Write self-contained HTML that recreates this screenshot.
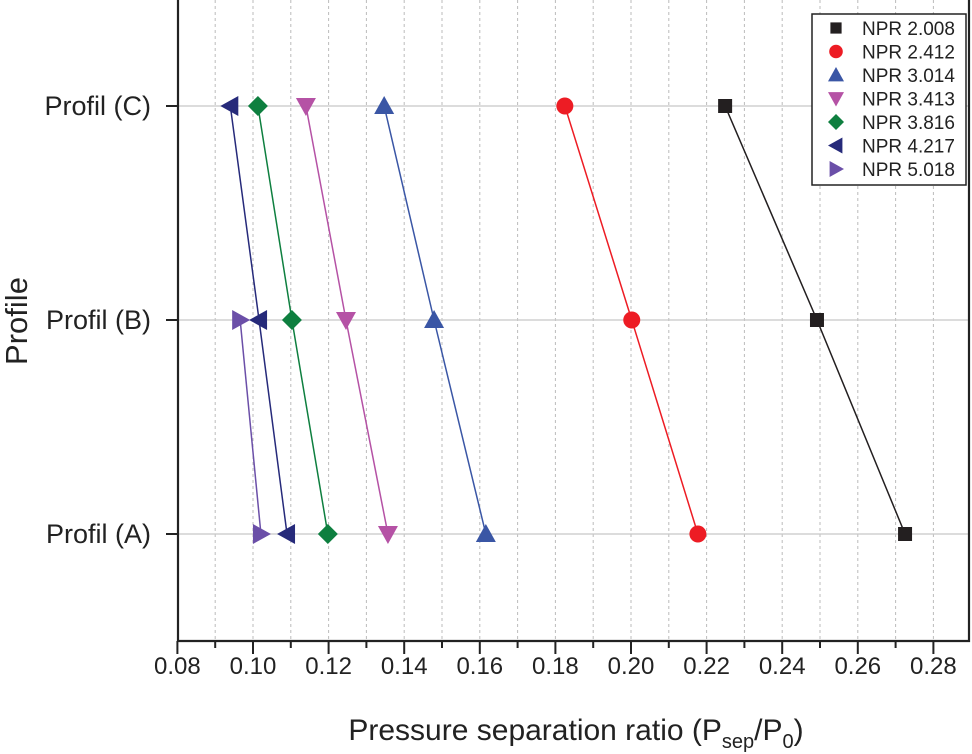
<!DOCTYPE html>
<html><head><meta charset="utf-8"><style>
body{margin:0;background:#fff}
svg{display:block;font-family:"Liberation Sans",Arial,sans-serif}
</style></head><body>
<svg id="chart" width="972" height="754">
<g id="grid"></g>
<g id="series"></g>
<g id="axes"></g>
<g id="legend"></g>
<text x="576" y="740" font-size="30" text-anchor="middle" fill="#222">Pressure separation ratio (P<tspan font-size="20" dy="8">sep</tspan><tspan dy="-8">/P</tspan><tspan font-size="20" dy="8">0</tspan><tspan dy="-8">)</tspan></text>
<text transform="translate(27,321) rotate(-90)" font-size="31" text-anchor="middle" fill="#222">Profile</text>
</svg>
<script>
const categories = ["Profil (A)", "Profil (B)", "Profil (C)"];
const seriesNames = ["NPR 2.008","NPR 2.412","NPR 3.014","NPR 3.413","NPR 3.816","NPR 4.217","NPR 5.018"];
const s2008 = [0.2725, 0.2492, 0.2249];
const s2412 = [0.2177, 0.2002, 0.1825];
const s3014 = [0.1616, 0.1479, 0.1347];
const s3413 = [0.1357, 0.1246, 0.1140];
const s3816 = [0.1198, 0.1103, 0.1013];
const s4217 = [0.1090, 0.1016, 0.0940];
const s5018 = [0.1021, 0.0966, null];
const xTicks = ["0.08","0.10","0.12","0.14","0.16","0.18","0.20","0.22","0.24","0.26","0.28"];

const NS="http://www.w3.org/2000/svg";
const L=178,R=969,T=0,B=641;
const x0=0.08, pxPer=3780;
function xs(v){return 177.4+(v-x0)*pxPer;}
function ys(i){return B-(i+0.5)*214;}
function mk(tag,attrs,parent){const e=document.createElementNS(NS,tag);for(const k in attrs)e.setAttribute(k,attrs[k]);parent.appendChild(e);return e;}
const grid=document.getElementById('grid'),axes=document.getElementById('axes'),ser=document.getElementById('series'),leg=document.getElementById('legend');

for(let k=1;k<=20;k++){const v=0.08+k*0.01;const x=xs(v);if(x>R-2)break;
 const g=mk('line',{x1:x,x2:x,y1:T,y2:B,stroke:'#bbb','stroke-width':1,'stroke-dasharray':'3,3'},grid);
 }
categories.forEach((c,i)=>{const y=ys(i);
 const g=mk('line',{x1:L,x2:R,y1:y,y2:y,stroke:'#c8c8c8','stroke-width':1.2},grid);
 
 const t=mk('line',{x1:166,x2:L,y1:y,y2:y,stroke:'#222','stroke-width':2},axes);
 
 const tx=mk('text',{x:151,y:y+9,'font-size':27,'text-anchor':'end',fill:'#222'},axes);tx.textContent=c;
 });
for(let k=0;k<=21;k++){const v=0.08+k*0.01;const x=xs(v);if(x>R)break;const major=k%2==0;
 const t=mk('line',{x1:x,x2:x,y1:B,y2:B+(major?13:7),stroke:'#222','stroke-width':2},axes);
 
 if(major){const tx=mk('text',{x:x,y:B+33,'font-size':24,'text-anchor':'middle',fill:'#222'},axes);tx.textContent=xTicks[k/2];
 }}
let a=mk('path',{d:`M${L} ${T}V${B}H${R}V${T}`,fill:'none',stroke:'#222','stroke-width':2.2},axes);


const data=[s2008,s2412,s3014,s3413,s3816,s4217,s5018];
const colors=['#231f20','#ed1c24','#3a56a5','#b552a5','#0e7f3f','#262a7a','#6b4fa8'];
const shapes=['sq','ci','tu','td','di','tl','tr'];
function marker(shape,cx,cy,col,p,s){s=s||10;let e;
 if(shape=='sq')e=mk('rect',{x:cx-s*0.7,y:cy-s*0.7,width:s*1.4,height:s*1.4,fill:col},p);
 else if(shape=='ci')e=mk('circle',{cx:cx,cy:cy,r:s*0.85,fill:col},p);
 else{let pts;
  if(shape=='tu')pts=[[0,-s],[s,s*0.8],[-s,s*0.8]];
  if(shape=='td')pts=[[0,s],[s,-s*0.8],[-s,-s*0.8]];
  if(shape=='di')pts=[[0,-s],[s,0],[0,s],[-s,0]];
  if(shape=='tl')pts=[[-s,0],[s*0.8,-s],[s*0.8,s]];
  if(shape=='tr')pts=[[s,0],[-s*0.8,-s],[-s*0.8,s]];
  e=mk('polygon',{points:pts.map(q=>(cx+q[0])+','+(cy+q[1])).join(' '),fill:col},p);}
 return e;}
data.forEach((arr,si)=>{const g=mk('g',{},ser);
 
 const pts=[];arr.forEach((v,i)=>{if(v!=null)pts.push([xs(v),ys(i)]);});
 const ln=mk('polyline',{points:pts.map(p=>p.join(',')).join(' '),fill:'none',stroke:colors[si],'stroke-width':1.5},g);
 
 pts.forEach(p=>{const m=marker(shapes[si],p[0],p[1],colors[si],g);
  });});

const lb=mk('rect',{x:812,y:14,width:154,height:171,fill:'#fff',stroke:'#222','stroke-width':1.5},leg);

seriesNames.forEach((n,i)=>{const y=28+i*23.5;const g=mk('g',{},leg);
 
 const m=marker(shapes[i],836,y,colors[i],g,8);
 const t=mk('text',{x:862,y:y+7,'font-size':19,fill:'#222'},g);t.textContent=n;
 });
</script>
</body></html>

**TO DO:**
Your copy of the data above should match it exactly, except that pictures are left out.

**RESPONSE TO THIS TASK:**
Write self-contained HTML that recreates this screenshot.
<!DOCTYPE html>
<html><head><meta charset="utf-8"><style>
body{margin:0;background:#fff}
svg{display:block;font-family:"Liberation Sans",Arial,sans-serif}
</style></head><body>
<svg id="chart" width="972" height="754">
<g id="grid"></g>
<g id="series"></g>
<g id="axes"></g>
<g id="legend"></g>
<text x="576" y="740" font-size="30" text-anchor="middle" fill="#222">Pressure separation ratio (P<tspan font-size="20" dy="8">sep</tspan><tspan dy="-8">/P</tspan><tspan font-size="20" dy="8">0</tspan><tspan dy="-8">)</tspan></text>
<text transform="translate(27,321) rotate(-90)" font-size="31" text-anchor="middle" fill="#222">Profile</text>
</svg>
<script>
const categories = ["Profil (A)", "Profil (B)", "Profil (C)"];
const seriesNames = ["NPR 2.008","NPR 2.412","NPR 3.014","NPR 3.413","NPR 3.816","NPR 4.217","NPR 5.018"];
const s2008 = [0.2725, 0.2492, 0.2249];
const s2412 = [0.2177, 0.2002, 0.1825];
const s3014 = [0.1616, 0.1479, 0.1347];
const s3413 = [0.1357, 0.1246, 0.1140];
const s3816 = [0.1198, 0.1103, 0.1013];
const s4217 = [0.1090, 0.1016, 0.0940];
const s5018 = [0.1021, 0.0966, null];
const xTicks = ["0.08","0.10","0.12","0.14","0.16","0.18","0.20","0.22","0.24","0.26","0.28"];

const NS="http://www.w3.org/2000/svg";
const L=178,R=969,T=0,B=641;
const x0=0.08, pxPer=3780;
function xs(v){return 177.4+(v-x0)*pxPer;}
function ys(i){return B-(i+0.5)*214;}
function mk(tag,attrs,parent){const e=document.createElementNS(NS,tag);for(const k in attrs)e.setAttribute(k,attrs[k]);parent.appendChild(e);return e;}
const grid=document.getElementById('grid'),axes=document.getElementById('axes'),ser=document.getElementById('series'),leg=document.getElementById('legend');

for(let k=1;k<=20;k++){const v=0.08+k*0.01;const x=xs(v);if(x>R-2)break;
 const g=mk('line',{x1:x,x2:x,y1:T,y2:B,stroke:'#bbb','stroke-width':1,'stroke-dasharray':'3,3'},grid);
 }
categories.forEach((c,i)=>{const y=ys(i);
 const g=mk('line',{x1:L,x2:R,y1:y,y2:y,stroke:'#c8c8c8','stroke-width':1.2},grid);
 
 const t=mk('line',{x1:166,x2:L,y1:y,y2:y,stroke:'#222','stroke-width':2},axes);
 
 const tx=mk('text',{x:151,y:y+9,'font-size':27,'text-anchor':'end',fill:'#222'},axes);tx.textContent=c;
 });
for(let k=0;k<=21;k++){const v=0.08+k*0.01;const x=xs(v);if(x>R)break;const major=k%2==0;
 const t=mk('line',{x1:x,x2:x,y1:B,y2:B+(major?13:7),stroke:'#222','stroke-width':2},axes);
 
 if(major){const tx=mk('text',{x:x,y:B+33,'font-size':24,'text-anchor':'middle',fill:'#222'},axes);tx.textContent=xTicks[k/2];
 }}
let a=mk('path',{d:`M${L} ${T}V${B}H${R}V${T}`,fill:'none',stroke:'#222','stroke-width':2.2},axes);


const data=[s2008,s2412,s3014,s3413,s3816,s4217,s5018];
const colors=['#231f20','#ed1c24','#3a56a5','#b552a5','#0e7f3f','#262a7a','#6b4fa8'];
const shapes=['sq','ci','tu','td','di','tl','tr'];
function marker(shape,cx,cy,col,p,s){s=s||10;let e;
 if(shape=='sq')e=mk('rect',{x:cx-s*0.7,y:cy-s*0.7,width:s*1.4,height:s*1.4,fill:col},p);
 else if(shape=='ci')e=mk('circle',{cx:cx,cy:cy,r:s*0.85,fill:col},p);
 else{let pts;
  if(shape=='tu')pts=[[0,-s],[s,s*0.8],[-s,s*0.8]];
  if(shape=='td')pts=[[0,s],[s,-s*0.8],[-s,-s*0.8]];
  if(shape=='di')pts=[[0,-s],[s,0],[0,s],[-s,0]];
  if(shape=='tl')pts=[[-s,0],[s*0.8,-s],[s*0.8,s]];
  if(shape=='tr')pts=[[s,0],[-s*0.8,-s],[-s*0.8,s]];
  e=mk('polygon',{points:pts.map(q=>(cx+q[0])+','+(cy+q[1])).join(' '),fill:col},p);}
 return e;}
data.forEach((arr,si)=>{const g=mk('g',{},ser);
 
 const pts=[];arr.forEach((v,i)=>{if(v!=null)pts.push([xs(v),ys(i)]);});
 const ln=mk('polyline',{points:pts.map(p=>p.join(',')).join(' '),fill:'none',stroke:colors[si],'stroke-width':1.5},g);
 
 pts.forEach(p=>{const m=marker(shapes[si],p[0],p[1],colors[si],g);
  });});

const lb=mk('rect',{x:812,y:14,width:154,height:171,fill:'#fff',stroke:'#222','stroke-width':1.5},leg);

seriesNames.forEach((n,i)=>{const y=28+i*23.5;const g=mk('g',{},leg);
 
 const m=marker(shapes[i],836,y,colors[i],g,8);
 const t=mk('text',{x:862,y:y+7,'font-size':19,fill:'#222'},g);t.textContent=n;
 });
</script>
</body></html>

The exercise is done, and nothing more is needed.